SR Class V, no. 902 "Wellington"
A Reprint of an Article in The Coupling of March 1998 - by Mark Stapleton
Many years ago my father and I were wandering through the shed at the Bluebell Railway
when he said those magic words that prefixed most of his stories..."Did I ever tell you about the
time I drove a locomotive much like this one here? Well, it was when I was a schoolboy at
Wellington school, I must have been about fifteen years old at the time..."
In 1930 or 31, my father is not sure, "Wellington" was brought to Crowthorne Halt
(Wellington) as part of the publicity campaign for the new "Schools" class locomotive.
Crowthorne Halt (Wellington), my father tells me, is on the line from Reading to Wokingham
and Camberley. (Can anyone tell me a more precise location of Crowthorne halt? The maps that
I have seen show that Camberley is not on the Reading - Wokingham line. I have not been able
find where Crowthorne halt is.)
My father recalls that this line was not busy so parking a locomotive on the line for a few
hours would not upset schedules. The visit of 902 to Wellington school sparked a fair amount of
excitement through the school since here was an opportunity to go on to the footplate and see the
loco up close. (This would appear to have been the dream of most "well balanced" schoolboys of
the day).
My father and a schoolmate arranged to show up early to avoid the crowds that were bound
to occur later. As luck would have it, they were the first to arrive, and upon seeing the two
schoolboys, the driver asked them up to the footplate to look about.
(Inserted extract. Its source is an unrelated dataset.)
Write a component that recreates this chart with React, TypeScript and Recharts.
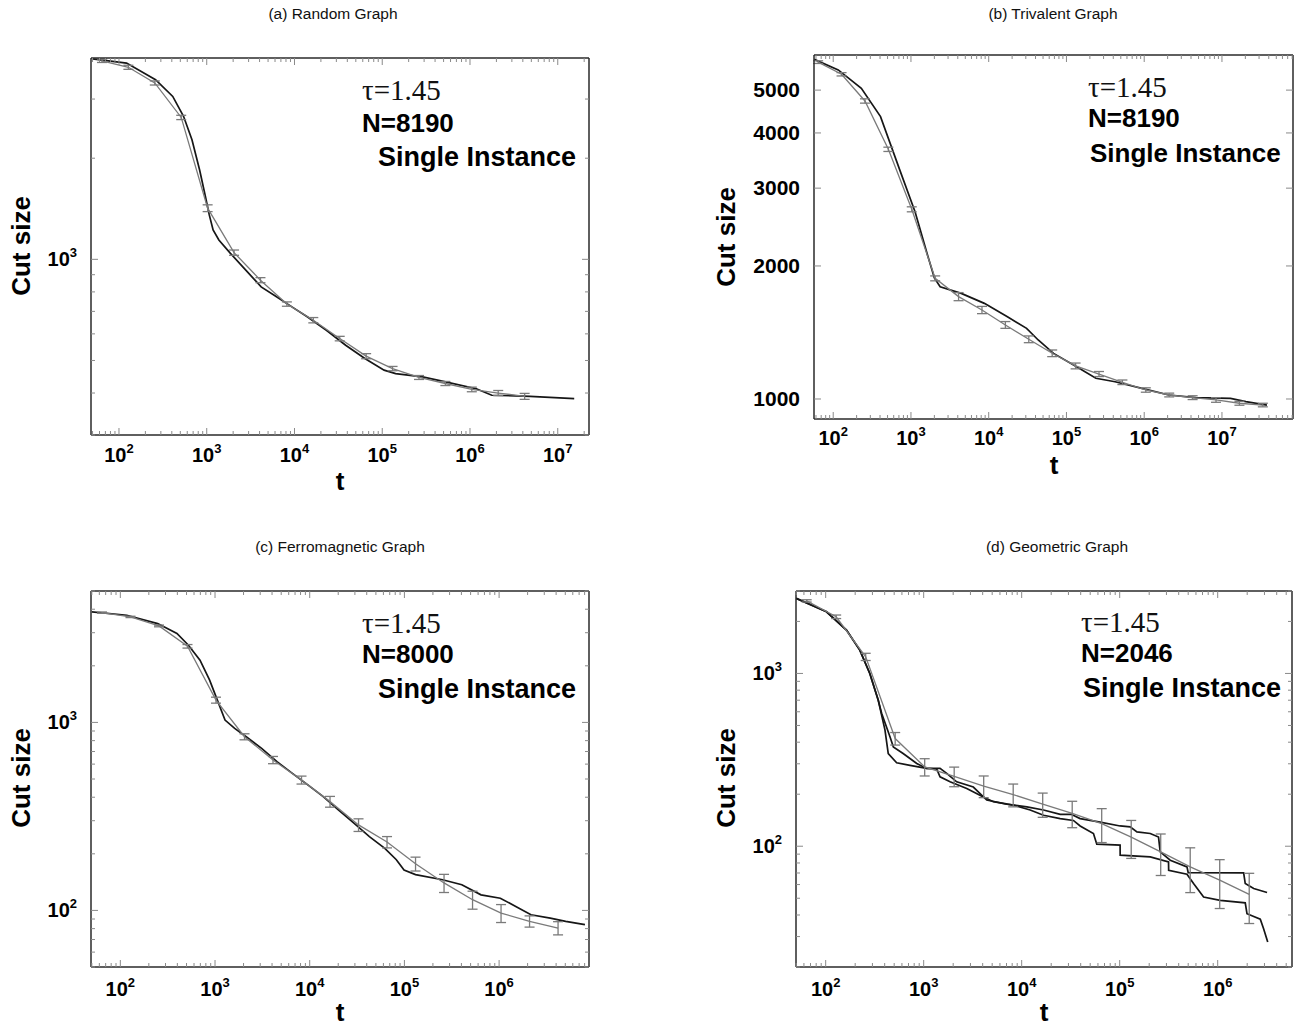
import React from 'react';
import { LineChart, Line, XAxis, YAxis, ErrorBar } from 'recharts';

// t = 2^k sampling of the averaged runs
const gridT = [64, 128, 256, 512, 1024, 2048, 4096, 8192, 16384, 32768, 65536, 131072, 262144, 524288, 1048576, 2097152, 4194304, 8388608, 16777216, 33554432];

// (a) Random graph
const aGrayCut = [3900, 3730, 3350, 2645, 1420, 1047, 867, 736, 659, 581, 515, 473, 445, 427, 410, 400, 391];
const aGrayErr = [45, 52, 47, 39, 33, 19, 15, 11, 12, 9, 9, 7, 6, 6, 6.5, 7, 8];
const aBlackT = [50, 122, 261, 410, 544, 679, 830, 966, 1069, 1182, 1375, 1862, 2786, 4170, 6240, 9340, 13970, 23100, 38300, 63400, 105000, 142000, 288000, 527000, 1180000, 1770000, 4840000, 15400000];
const aBlackCut = [3950, 3840, 3427, 3055, 2665, 2270, 1845, 1538, 1356, 1223, 1142, 1042, 929, 828, 774, 722, 675, 615, 555, 507, 468, 457, 447, 432, 412, 394, 391, 385];

// (b) Trivalent graph
const bGrayCut = [5785, 5430, 4725, 3673, 2687, 1875, 1705, 1590, 1471, 1365, 1269, 1188, 1139, 1091, 1048, 1021, 1007, 995, 978, 969];
const bGrayErr = [40, 47, 53, 41, 35, 24, 36, 30, 26, 24, 22, 18, 15, 13, 12, 10, 10, 12, 10, 9];
const bBlackT = [57, 116, 230, 406, 717, 1131, 1591, 2000, 2374, 4436, 8790, 17400, 30700, 43300, 68200, 135000, 239000, 422000, 935000, 2080000, 4610000, 12900000, 20300000, 37900000];
const bBlackCut = [5870, 5555, 5047, 4355, 3300, 2650, 2150, 1880, 1795, 1734, 1646, 1535, 1445, 1360, 1268, 1183, 1114, 1094, 1057, 1021, 1007, 1003, 986, 969];

// (c) Ferromagnetic graph
const cGrayCut = [3837, 3640, 3260, 2540, 1314, 839, 631, 494, 379, 285, 231, 177, 140, 114, 96.8, 87.5, 80.6];
const cGrayErr = [30, 30, 35, 55, 48, 31, 28, 24, 25, 22, 16, 15, 15.5, 12.5, 10.6, 6, 6.5];
const cBlackT = [50, 117, 248, 396, 524, 694, 877, 1058, 1275, 1612, 2134, 3104, 4510, 6560, 9550, 13900, 20200, 29300, 42700, 62100, 82200, 99100, 131000, 253000, 404000, 644000, 1030000, 1500000, 2170000, 3470000, 5050000, 8060000];
const cBlackCut = [3870, 3715, 3355, 2970, 2574, 2143, 1678, 1314, 1029, 929, 839, 728, 618, 536, 465, 403, 342, 291, 247, 214, 186, 164, 155, 145.5, 137, 121, 116, 105, 94.8, 91, 87.5, 84];

// (d) Geometric graph (two single runs)
const dGrayCut = [2630, 2128, 1248, 420, 288, 254, 223, 199, 175, 155, 135, 113, 92.7, 75.9, 63.6, 52.7];
const dGrayErr = [40, 50, 60, 35, 33, 33, 32, 30, 28, 27, 30, 28, 25, 22, 20, 17];
const dBlack1T = [50, 102, 163, 223, 282, 344, 403, 435, 530, 725, 1072, 1358, 1469, 1858, 2750, 4065, 5140, 8230, 12200, 16700, 24700, 33700, 39500, 54000, 58400, 101000, 101100, 205000, 315000, 316000, 486000, 567000, 718000, 1060000, 1910000, 1990000, 2720000, 2940000, 3240000];
const dBlack1Cut = [2720, 2275, 1782, 1365, 1000, 700, 470, 344, 304, 294, 282, 280, 252, 236, 216, 193, 181, 173, 162, 151, 144.5, 141, 131, 118.5, 102.8, 101.4, 88.8, 86.8, 81.1, 72.6, 68.9, 60.8, 50.8, 48.6, 47, 40.7, 37.8, 33.3, 27.9];
const dBlack2T = [50, 102, 163, 223, 282, 344, 373, 453, 490, 617, 850, 1072, 1469, 1718, 2173, 3210, 4400, 7050, 11300, 16700, 24700, 32000, 39500, 63100, 101000, 128000, 150000, 205000, 249000, 259000, 328000, 486000, 500000, 1840000, 1910000, 2330000, 3190000];
const dBlack2Cut = [2720, 2275, 1782, 1365, 1000, 700, 586, 430, 376, 344, 301, 282, 282, 264, 236, 220, 185, 175, 169, 162, 153, 153, 144.5, 138, 131, 129.5, 121, 118.5, 113, 92.7, 83, 75.9, 70.4, 70.2, 60.8, 56.9, 54];

// axis tick labels
const aXExp = [2, 3, 4, 5, 6, 7];
const bXExp = [2, 3, 4, 5, 6, 7];
const cXExp = [2, 3, 4, 5, 6];
const dXExp = [2, 3, 4, 5, 6];
const aYExp = [3];
const bYVals = [1000, 2000, 3000, 4000, 5000];
const cYExp = [2, 3];
const dYExp = [2, 3];

const titles = ['(a) Random Graph', '(b) Trivalent Graph', '(c) Ferromagnetic Graph', '(d) Geometric Graph'];
const nLabels = ['N=8190', 'N=8190', 'N=8000', 'N=2046'];

const SANS = '"Liberation Sans", Arial, Helvetica, sans-serif';
const SERIF = '"Liberation Serif", "Times New Roman", serif';
const BLACK = '#161616';
const GRAY = '#7a7a7a';
const BOX = '#2a2a2a';
const TICK = '#8a8a8a';

const zip = (t: number[], cut: number[], err?: number[]) =>
  t.map((v, i) => ({ t: v, cut: cut[i], e: err ? err[i] : undefined }));

// all 1..9 x 10^k values inside the domain
const logTicks = (lo: number, hi: number) => {
  const out: number[] = [];
  for (let k = -1; k <= 9; k++) {
    for (let m = 1; m <= 9; m++) {
      const v = m * Math.pow(10, k);
      if (v >= lo && v <= hi) out.push(v);
    }
  }
  return out;
};

const near = (a: number, b: number) => Math.abs(a - b) / b < 1e-6;

type Lbl = { value: number; exp?: number; text?: string };

const LabelText = ({ x, y, lbl, anchor }: { x: number; y: number; lbl: Lbl; anchor: string }) => (
  <text x={x} y={y} textAnchor={anchor} fontFamily={SANS} fontWeight="bold" fontSize={lbl.exp !== undefined ? 20 : 21} fill="#000">
    {lbl.exp !== undefined ? (
      <>
        10<tspan dy={-9} fontSize={13}>{lbl.exp}</tspan>
      </>
    ) : (
      lbl.text
    )}
  </text>
);

const findLbl = (labels: Lbl[], v: number) => labels.find((l) => near(v, l.value));

// ticks point inwards; the axes have zero tick size so (x, y) sits on the box edge
const BottomTick = (p: any) => {
  const lbl = findLbl(p.labels, p.payload.value);
  return (
    <g>
      <line x1={p.x} x2={p.x} y1={p.y} y2={p.y - (lbl ? 7 : 4)} stroke={TICK} />
      {lbl && <LabelText x={p.x} y={p.y + p.gap} lbl={lbl} anchor="middle" />}
    </g>
  );
};
const TopTick = (p: any) => {
  const major = p.labels.some((l: Lbl) => near(p.payload.value, l.value));
  return <line x1={p.x} x2={p.x} y1={p.y} y2={p.y + (major ? 7 : 4)} stroke={TICK} />;
};
const LeftTick = (p: any) => {
  const lbl = findLbl(p.labels, p.payload.value);
  return (
    <g>
      <line x1={p.x} x2={p.x + (lbl ? 7 : 4)} y1={p.y} y2={p.y} stroke={TICK} />
      {lbl && <LabelText x={p.x - 14} y={p.y + 7} lbl={lbl} anchor="end" />}
    </g>
  );
};
const RightTick = (p: any) => {
  const major = p.labels.some((l: Lbl) => near(p.payload.value, l.value));
  return <line x1={p.x} x2={p.x - (major ? 7 : 4)} y1={p.y} y2={p.y} stroke={TICK} />;
};

type PanelCfg = {
  q: [number, number, number, number];
  box: { left: number; top: number; right: number; bottom: number };
  xDomain: [number, number];
  yDomain: [number, number];
  xLabels: Lbl[];
  yLabels: Lbl[];
  yMinor: boolean;
  gap: number;
  gray: { t: number; cut: number; e?: number }[];
  black: { t: number; cut: number; e?: number }[][];
};

const expLabels = (exps: number[]) => exps.map((e) => ({ value: Math.pow(10, e), exp: e }));

const panels: PanelCfg[] = [
  {
    q: [0, 0, 650, 515],
    box: { left: 91, top: 58, right: 589, bottom: 435 },
    xDomain: [48, 2.27e7],
    yDomain: [300, 3975],
    xLabels: expLabels(aXExp),
    yLabels: expLabels(aYExp),
    yMinor: true,
    gap: 27,
    gray: zip(gridT.slice(0, aGrayCut.length), aGrayCut, aGrayErr),
    black: [zip(aBlackT, aBlackCut)],
  },
  {
    q: [650, 0, 651, 515],
    box: { left: 814, top: 55, right: 1293, bottom: 419 },
    xDomain: [56.6, 8.2e7],
    yDomain: [901, 6004],
    xLabels: expLabels(bXExp),
    yLabels: bYVals.map((v) => ({ value: v, text: String(v) })),
    yMinor: false,
    gap: 26,
    gray: zip(gridT.slice(0, bGrayCut.length), bGrayCut, bGrayErr),
    black: [zip(bBlackT, bBlackCut)],
  },
  {
    q: [0, 515, 650, 515],
    box: { left: 91, top: 591, right: 589, bottom: 967 },
    xDomain: [49, 8.9e6],
    yDomain: [50, 5000],
    xLabels: expLabels(cXExp),
    yLabels: expLabels(cYExp),
    yMinor: true,
    gap: 29,
    gray: zip(gridT.slice(0, cGrayCut.length), cGrayCut, cGrayErr),
    black: [zip(cBlackT, cBlackCut)],
  },
  {
    q: [650, 515, 651, 515],
    box: { left: 796, top: 591, right: 1292, bottom: 967 },
    xDomain: [49.8, 5.73e6],
    yDomain: [20, 3000],
    xLabels: expLabels(dXExp),
    yLabels: expLabels(dYExp),
    yMinor: true,
    gap: 29,
    gray: zip(gridT.slice(0, dGrayCut.length), dGrayCut, dGrayErr),
    black: [zip(dBlack1T, dBlack1Cut), zip(dBlack2T, dBlack2Cut)],
  },
];

// page-coordinate text placement per panel
const textPos = [
  { title: [333, 19], tau: [362, 100], n: [362, 132], single: [378, 166], singleSize: 27, ylab: [21, 246], t: [340, 490] },
  { title: [1053, 19], tau: [1088, 97], n: [1088, 127], single: [1090, 162], singleSize: 26, ylab: [726, 237], t: [1054, 474] },
  { title: [340, 552], tau: [362, 633], n: [362, 663], single: [378, 698], singleSize: 27, ylab: [21, 778], t: [340, 1021] },
  { title: [1057, 552], tau: [1081, 632], n: [1081, 662], single: [1083, 697], singleSize: 27, ylab: [726, 778], t: [1044, 1021] },
];

function Panel({ cfg }: { cfg: PanelCfg }) {
  const [qx, qy, qw, qh] = cfg.q;
  const { box } = cfg;
  // each axis is 1px thick (recharts skips 0-size axes)
  const margin = {
    top: box.top - qy - 1,
    left: box.left - qx - 1,
    right: qx + qw - box.right - 1,
    bottom: qy + qh - box.bottom - 1,
  };
  const xTicks = logTicks(cfg.xDomain[0], cfg.xDomain[1]);
  const yTicks = cfg.yMinor ? logTicks(cfg.yDomain[0], cfg.yDomain[1]) : cfg.yLabels.map((l) => l.value);
  const axisLine = { stroke: BOX, strokeWidth: 1.5 };
  const common = { type: 'number' as const, scale: 'log' as const, allowDataOverflow: true, interval: 0 as const, tickSize: 0, tickMargin: 0, tickLine: false };

  return (
    <div style={{ position: 'absolute', left: qx, top: qy, width: qw, height: qh }}>
      <LineChart width={qw} height={qh} margin={margin}>
        <XAxis xAxisId="b" dataKey="t" orientation="bottom" domain={cfg.xDomain} ticks={xTicks} height={1} axisLine={axisLine}
          tick={(p: any) => <BottomTick {...p} labels={cfg.xLabels} gap={cfg.gap} />} {...common} />
        <XAxis xAxisId="top" dataKey="t" orientation="top" domain={cfg.xDomain} ticks={xTicks} height={1} axisLine={axisLine}
          tick={(p: any) => <TopTick {...p} labels={cfg.xLabels} />} {...common} />
        <YAxis yAxisId="l" orientation="left" domain={cfg.yDomain} ticks={yTicks} width={1} axisLine={axisLine}
          tick={(p: any) => <LeftTick {...p} labels={cfg.yLabels} />} {...common} />
        <YAxis yAxisId="r" orientation="right" domain={cfg.yDomain} ticks={yTicks} width={1} axisLine={axisLine}
          tick={(p: any) => <RightTick {...p} labels={cfg.yLabels} />} {...common} />
        {cfg.black.map((pts, i) => (
          <Line key={i} xAxisId="b" yAxisId="l" data={pts} dataKey="cut" type="linear" stroke={BLACK} strokeWidth={1.7}
            dot={false} activeDot={false} isAnimationActive={false} />
        ))}
        <Line xAxisId="b" yAxisId="l" data={cfg.gray} dataKey="cut" type="linear" stroke={GRAY} strokeWidth={1.3}
          dot={false} activeDot={false} isAnimationActive={false}>
          <ErrorBar dataKey="e" direction="y" width={5} stroke={GRAY} strokeWidth={1.3} isAnimationActive={false} />
        </Line>
      </LineChart>
    </div>
  );
}

export default function App() {
  return (
    <div style={{ position: 'absolute', left: 0, top: 0, width: 1301, height: 1030, background: '#fff', overflow: 'hidden' }}>
      {panels.map((cfg, i) => (
        <Panel key={i} cfg={cfg} />
      ))}
      <svg width={1301} height={1030} style={{ position: 'absolute', left: 0, top: 0, pointerEvents: 'none' }}>
        {textPos.map((tp, i) => (
          <g key={i}>
            <text x={tp.title[0]} y={tp.title[1]} textAnchor="middle" fontFamily={SANS} fontSize={15.5} fill="#111">{titles[i]}</text>
            <text x={tp.tau[0]} y={tp.tau[1]} fontFamily={SERIF} fontSize={29} fill="#111">τ=1.45</text>
            <text x={tp.n[0]} y={tp.n[1]} fontFamily={SANS} fontWeight="bold" fontSize={26} fill="#000">{nLabels[i]}</text>
            <text x={tp.single[0]} y={tp.single[1]} fontFamily={SANS} fontWeight="bold" fontSize={tp.singleSize} fill="#000">Single Instance</text>
            <text transform={`translate(${tp.ylab[0]},${tp.ylab[1]}) rotate(-90)`} textAnchor="middle" dy="0.35em"
              fontFamily={SANS} fontWeight="bold" fontSize={26} fill="#000">Cut size</text>
            <text x={tp.t[0]} y={tp.t[1]} textAnchor="middle" fontFamily={SANS} fontWeight="bold" fontSize={26} fill="#000">t</text>
          </g>
        ))}
      </svg>
    </div>
  );
}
Since no one else was in
sight, he then asked if they wanted to go for a short run down the line.
This was one of many difficult decisions that schoolboys face, and after thinking over
carefully for a nanosecond or two, they said yes.
The driver then said to my father "Right then, you can drive it down the line and your chum
here can drive it back. Do you think you're up to it?" So under the careful supervision of the
driver my father started "Wellington" off down the line. Which way, he does not remember
(presumably forward), but they went a mile or so before he gave up the regulator for the return
trip.
No. 902 was completed in April 1930, the third of 40 locomotives that comprised the
"Schools" class. Outshopped in SR olive green, these locomotives were noted as the "most
powerful 4-4-0s in Europe" at the time.
A few years after telling this story, my father bought me the Wills kit for this locomotive
and I acquired a set of P4 Ultrascale wheels, a Gibson milled chassis and of course the
"Wellington" name plates to go with it.
I hope to build it in the next couple of years, as a stable mate to my half-finished Southern O2 "Bembridge", which is where my brother went to school. It has been said in the past that it takes me as much time to build my models as it does to build the real thing. To be honest, it takes me longer.